#### COLLECTED DATA ####

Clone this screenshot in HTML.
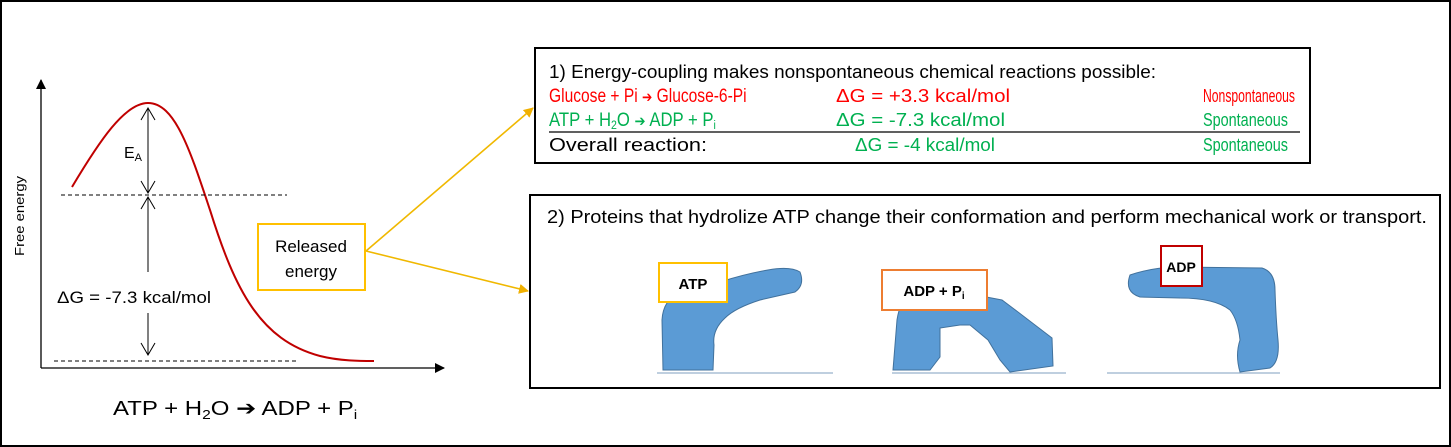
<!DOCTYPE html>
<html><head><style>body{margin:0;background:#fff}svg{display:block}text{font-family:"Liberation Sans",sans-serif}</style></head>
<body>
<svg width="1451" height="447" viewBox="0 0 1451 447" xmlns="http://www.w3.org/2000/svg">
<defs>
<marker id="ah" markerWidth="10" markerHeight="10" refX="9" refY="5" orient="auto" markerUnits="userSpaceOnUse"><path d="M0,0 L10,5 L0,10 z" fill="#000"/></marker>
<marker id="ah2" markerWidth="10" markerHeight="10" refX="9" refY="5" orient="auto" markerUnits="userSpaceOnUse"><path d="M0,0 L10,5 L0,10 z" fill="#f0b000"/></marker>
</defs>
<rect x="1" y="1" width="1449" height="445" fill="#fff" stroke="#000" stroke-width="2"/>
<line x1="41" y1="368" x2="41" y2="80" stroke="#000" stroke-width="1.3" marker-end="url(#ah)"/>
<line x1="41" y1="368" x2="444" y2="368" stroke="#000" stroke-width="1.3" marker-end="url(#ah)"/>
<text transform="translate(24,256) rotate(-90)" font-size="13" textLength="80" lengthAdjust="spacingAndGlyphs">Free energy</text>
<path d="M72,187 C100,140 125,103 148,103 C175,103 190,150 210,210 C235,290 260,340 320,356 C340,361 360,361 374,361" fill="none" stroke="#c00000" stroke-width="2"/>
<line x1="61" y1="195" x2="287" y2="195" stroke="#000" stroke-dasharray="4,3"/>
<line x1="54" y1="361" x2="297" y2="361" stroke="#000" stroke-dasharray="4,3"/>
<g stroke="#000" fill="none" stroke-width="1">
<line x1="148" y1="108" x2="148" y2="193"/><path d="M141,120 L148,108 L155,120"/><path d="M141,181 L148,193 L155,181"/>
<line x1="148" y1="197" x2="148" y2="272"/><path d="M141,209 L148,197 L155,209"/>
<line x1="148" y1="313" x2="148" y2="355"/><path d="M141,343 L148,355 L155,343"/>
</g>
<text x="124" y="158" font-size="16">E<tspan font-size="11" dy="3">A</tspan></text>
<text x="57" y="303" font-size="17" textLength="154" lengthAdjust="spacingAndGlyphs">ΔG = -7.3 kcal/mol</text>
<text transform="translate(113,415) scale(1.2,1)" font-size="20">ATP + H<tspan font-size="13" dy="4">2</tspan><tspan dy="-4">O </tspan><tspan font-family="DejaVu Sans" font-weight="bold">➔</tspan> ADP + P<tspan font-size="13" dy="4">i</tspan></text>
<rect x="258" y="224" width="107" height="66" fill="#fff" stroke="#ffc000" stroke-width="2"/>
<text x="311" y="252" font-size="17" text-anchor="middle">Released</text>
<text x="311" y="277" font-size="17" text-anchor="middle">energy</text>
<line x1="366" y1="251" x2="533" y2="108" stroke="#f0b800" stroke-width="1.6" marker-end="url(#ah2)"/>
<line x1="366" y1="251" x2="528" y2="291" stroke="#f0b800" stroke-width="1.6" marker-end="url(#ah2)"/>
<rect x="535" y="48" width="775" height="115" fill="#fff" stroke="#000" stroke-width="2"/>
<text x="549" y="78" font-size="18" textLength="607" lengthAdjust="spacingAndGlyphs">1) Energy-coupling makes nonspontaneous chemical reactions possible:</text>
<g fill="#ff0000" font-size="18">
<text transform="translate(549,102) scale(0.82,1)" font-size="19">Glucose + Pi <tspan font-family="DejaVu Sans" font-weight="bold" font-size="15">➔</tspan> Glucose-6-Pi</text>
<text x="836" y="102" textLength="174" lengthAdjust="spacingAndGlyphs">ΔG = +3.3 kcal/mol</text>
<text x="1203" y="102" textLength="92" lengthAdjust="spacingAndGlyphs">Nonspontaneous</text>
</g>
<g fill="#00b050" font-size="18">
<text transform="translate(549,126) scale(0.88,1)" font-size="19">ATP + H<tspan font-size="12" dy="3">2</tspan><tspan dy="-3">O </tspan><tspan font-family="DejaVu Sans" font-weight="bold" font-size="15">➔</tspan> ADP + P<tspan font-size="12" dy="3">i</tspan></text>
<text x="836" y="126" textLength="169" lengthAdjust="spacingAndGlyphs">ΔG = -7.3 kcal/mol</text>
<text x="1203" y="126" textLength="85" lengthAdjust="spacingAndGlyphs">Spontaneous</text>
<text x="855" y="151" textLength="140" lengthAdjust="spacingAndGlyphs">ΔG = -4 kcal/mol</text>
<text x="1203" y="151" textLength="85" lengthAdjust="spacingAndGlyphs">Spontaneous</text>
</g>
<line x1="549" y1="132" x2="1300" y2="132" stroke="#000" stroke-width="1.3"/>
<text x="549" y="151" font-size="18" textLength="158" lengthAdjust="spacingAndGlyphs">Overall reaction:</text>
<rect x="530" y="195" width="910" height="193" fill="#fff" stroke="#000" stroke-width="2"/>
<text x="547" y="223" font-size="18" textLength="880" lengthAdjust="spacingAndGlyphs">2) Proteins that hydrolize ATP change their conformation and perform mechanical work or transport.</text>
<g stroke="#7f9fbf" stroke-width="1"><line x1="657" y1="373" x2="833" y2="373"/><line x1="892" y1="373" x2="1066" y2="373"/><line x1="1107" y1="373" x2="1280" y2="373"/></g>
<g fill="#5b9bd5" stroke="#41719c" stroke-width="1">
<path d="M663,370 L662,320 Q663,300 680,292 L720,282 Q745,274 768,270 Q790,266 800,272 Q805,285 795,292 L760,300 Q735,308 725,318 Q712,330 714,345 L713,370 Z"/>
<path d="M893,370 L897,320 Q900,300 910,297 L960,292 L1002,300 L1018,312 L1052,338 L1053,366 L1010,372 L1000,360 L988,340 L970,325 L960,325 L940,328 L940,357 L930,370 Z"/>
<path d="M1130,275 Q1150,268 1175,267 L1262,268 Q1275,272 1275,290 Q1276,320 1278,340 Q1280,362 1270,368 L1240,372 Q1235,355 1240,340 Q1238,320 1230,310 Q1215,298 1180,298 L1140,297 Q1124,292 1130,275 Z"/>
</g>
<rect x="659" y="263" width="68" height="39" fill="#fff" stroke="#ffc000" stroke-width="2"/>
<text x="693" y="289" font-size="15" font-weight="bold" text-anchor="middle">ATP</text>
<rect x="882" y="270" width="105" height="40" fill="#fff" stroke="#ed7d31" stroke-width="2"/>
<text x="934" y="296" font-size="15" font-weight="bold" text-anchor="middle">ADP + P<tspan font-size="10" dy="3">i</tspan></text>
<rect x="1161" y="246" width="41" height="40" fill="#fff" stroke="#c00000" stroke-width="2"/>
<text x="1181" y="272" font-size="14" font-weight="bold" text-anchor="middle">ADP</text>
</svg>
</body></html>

####

> INSTRUCTION: Repeat the data exactly in full, omitting its pictures.

> EXERCISE RESULT:
Clone this screenshot in HTML.
<!DOCTYPE html>
<html><head><style>body{margin:0;background:#fff}svg{display:block}text{font-family:"Liberation Sans",sans-serif}</style></head>
<body>
<svg width="1451" height="447" viewBox="0 0 1451 447" xmlns="http://www.w3.org/2000/svg">
<defs>
<marker id="ah" markerWidth="10" markerHeight="10" refX="9" refY="5" orient="auto" markerUnits="userSpaceOnUse"><path d="M0,0 L10,5 L0,10 z" fill="#000"/></marker>
<marker id="ah2" markerWidth="10" markerHeight="10" refX="9" refY="5" orient="auto" markerUnits="userSpaceOnUse"><path d="M0,0 L10,5 L0,10 z" fill="#f0b000"/></marker>
</defs>
<rect x="1" y="1" width="1449" height="445" fill="#fff" stroke="#000" stroke-width="2"/>
<line x1="41" y1="368" x2="41" y2="80" stroke="#000" stroke-width="1.3" marker-end="url(#ah)"/>
<line x1="41" y1="368" x2="444" y2="368" stroke="#000" stroke-width="1.3" marker-end="url(#ah)"/>
<text transform="translate(24,256) rotate(-90)" font-size="13" textLength="80" lengthAdjust="spacingAndGlyphs">Free energy</text>
<path d="M72,187 C100,140 125,103 148,103 C175,103 190,150 210,210 C235,290 260,340 320,356 C340,361 360,361 374,361" fill="none" stroke="#c00000" stroke-width="2"/>
<line x1="61" y1="195" x2="287" y2="195" stroke="#000" stroke-dasharray="4,3"/>
<line x1="54" y1="361" x2="297" y2="361" stroke="#000" stroke-dasharray="4,3"/>
<g stroke="#000" fill="none" stroke-width="1">
<line x1="148" y1="108" x2="148" y2="193"/><path d="M141,120 L148,108 L155,120"/><path d="M141,181 L148,193 L155,181"/>
<line x1="148" y1="197" x2="148" y2="272"/><path d="M141,209 L148,197 L155,209"/>
<line x1="148" y1="313" x2="148" y2="355"/><path d="M141,343 L148,355 L155,343"/>
</g>
<text x="124" y="158" font-size="16">E<tspan font-size="11" dy="3">A</tspan></text>
<text x="57" y="303" font-size="17" textLength="154" lengthAdjust="spacingAndGlyphs">ΔG = -7.3 kcal/mol</text>
<text transform="translate(113,415) scale(1.2,1)" font-size="20">ATP + H<tspan font-size="13" dy="4">2</tspan><tspan dy="-4">O </tspan><tspan font-family="DejaVu Sans" font-weight="bold">➔</tspan> ADP + P<tspan font-size="13" dy="4">i</tspan></text>
<rect x="258" y="224" width="107" height="66" fill="#fff" stroke="#ffc000" stroke-width="2"/>
<text x="311" y="252" font-size="17" text-anchor="middle">Released</text>
<text x="311" y="277" font-size="17" text-anchor="middle">energy</text>
<line x1="366" y1="251" x2="533" y2="108" stroke="#f0b800" stroke-width="1.6" marker-end="url(#ah2)"/>
<line x1="366" y1="251" x2="528" y2="291" stroke="#f0b800" stroke-width="1.6" marker-end="url(#ah2)"/>
<rect x="535" y="48" width="775" height="115" fill="#fff" stroke="#000" stroke-width="2"/>
<text x="549" y="78" font-size="18" textLength="607" lengthAdjust="spacingAndGlyphs">1) Energy-coupling makes nonspontaneous chemical reactions possible:</text>
<g fill="#ff0000" font-size="18">
<text transform="translate(549,102) scale(0.82,1)" font-size="19">Glucose + Pi <tspan font-family="DejaVu Sans" font-weight="bold" font-size="15">➔</tspan> Glucose-6-Pi</text>
<text x="836" y="102" textLength="174" lengthAdjust="spacingAndGlyphs">ΔG = +3.3 kcal/mol</text>
<text x="1203" y="102" textLength="92" lengthAdjust="spacingAndGlyphs">Nonspontaneous</text>
</g>
<g fill="#00b050" font-size="18">
<text transform="translate(549,126) scale(0.88,1)" font-size="19">ATP + H<tspan font-size="12" dy="3">2</tspan><tspan dy="-3">O </tspan><tspan font-family="DejaVu Sans" font-weight="bold" font-size="15">➔</tspan> ADP + P<tspan font-size="12" dy="3">i</tspan></text>
<text x="836" y="126" textLength="169" lengthAdjust="spacingAndGlyphs">ΔG = -7.3 kcal/mol</text>
<text x="1203" y="126" textLength="85" lengthAdjust="spacingAndGlyphs">Spontaneous</text>
<text x="855" y="151" textLength="140" lengthAdjust="spacingAndGlyphs">ΔG = -4 kcal/mol</text>
<text x="1203" y="151" textLength="85" lengthAdjust="spacingAndGlyphs">Spontaneous</text>
</g>
<line x1="549" y1="132" x2="1300" y2="132" stroke="#000" stroke-width="1.3"/>
<text x="549" y="151" font-size="18" textLength="158" lengthAdjust="spacingAndGlyphs">Overall reaction:</text>
<rect x="530" y="195" width="910" height="193" fill="#fff" stroke="#000" stroke-width="2"/>
<text x="547" y="223" font-size="18" textLength="880" lengthAdjust="spacingAndGlyphs">2) Proteins that hydrolize ATP change their conformation and perform mechanical work or transport.</text>
<g stroke="#7f9fbf" stroke-width="1"><line x1="657" y1="373" x2="833" y2="373"/><line x1="892" y1="373" x2="1066" y2="373"/><line x1="1107" y1="373" x2="1280" y2="373"/></g>
<g fill="#5b9bd5" stroke="#41719c" stroke-width="1">
<path d="M663,370 L662,320 Q663,300 680,292 L720,282 Q745,274 768,270 Q790,266 800,272 Q805,285 795,292 L760,300 Q735,308 725,318 Q712,330 714,345 L713,370 Z"/>
<path d="M893,370 L897,320 Q900,300 910,297 L960,292 L1002,300 L1018,312 L1052,338 L1053,366 L1010,372 L1000,360 L988,340 L970,325 L960,325 L940,328 L940,357 L930,370 Z"/>
<path d="M1130,275 Q1150,268 1175,267 L1262,268 Q1275,272 1275,290 Q1276,320 1278,340 Q1280,362 1270,368 L1240,372 Q1235,355 1240,340 Q1238,320 1230,310 Q1215,298 1180,298 L1140,297 Q1124,292 1130,275 Z"/>
</g>
<rect x="659" y="263" width="68" height="39" fill="#fff" stroke="#ffc000" stroke-width="2"/>
<text x="693" y="289" font-size="15" font-weight="bold" text-anchor="middle">ATP</text>
<rect x="882" y="270" width="105" height="40" fill="#fff" stroke="#ed7d31" stroke-width="2"/>
<text x="934" y="296" font-size="15" font-weight="bold" text-anchor="middle">ADP + P<tspan font-size="10" dy="3">i</tspan></text>
<rect x="1161" y="246" width="41" height="40" fill="#fff" stroke="#c00000" stroke-width="2"/>
<text x="1181" y="272" font-size="14" font-weight="bold" text-anchor="middle">ADP</text>
</svg>
</body></html>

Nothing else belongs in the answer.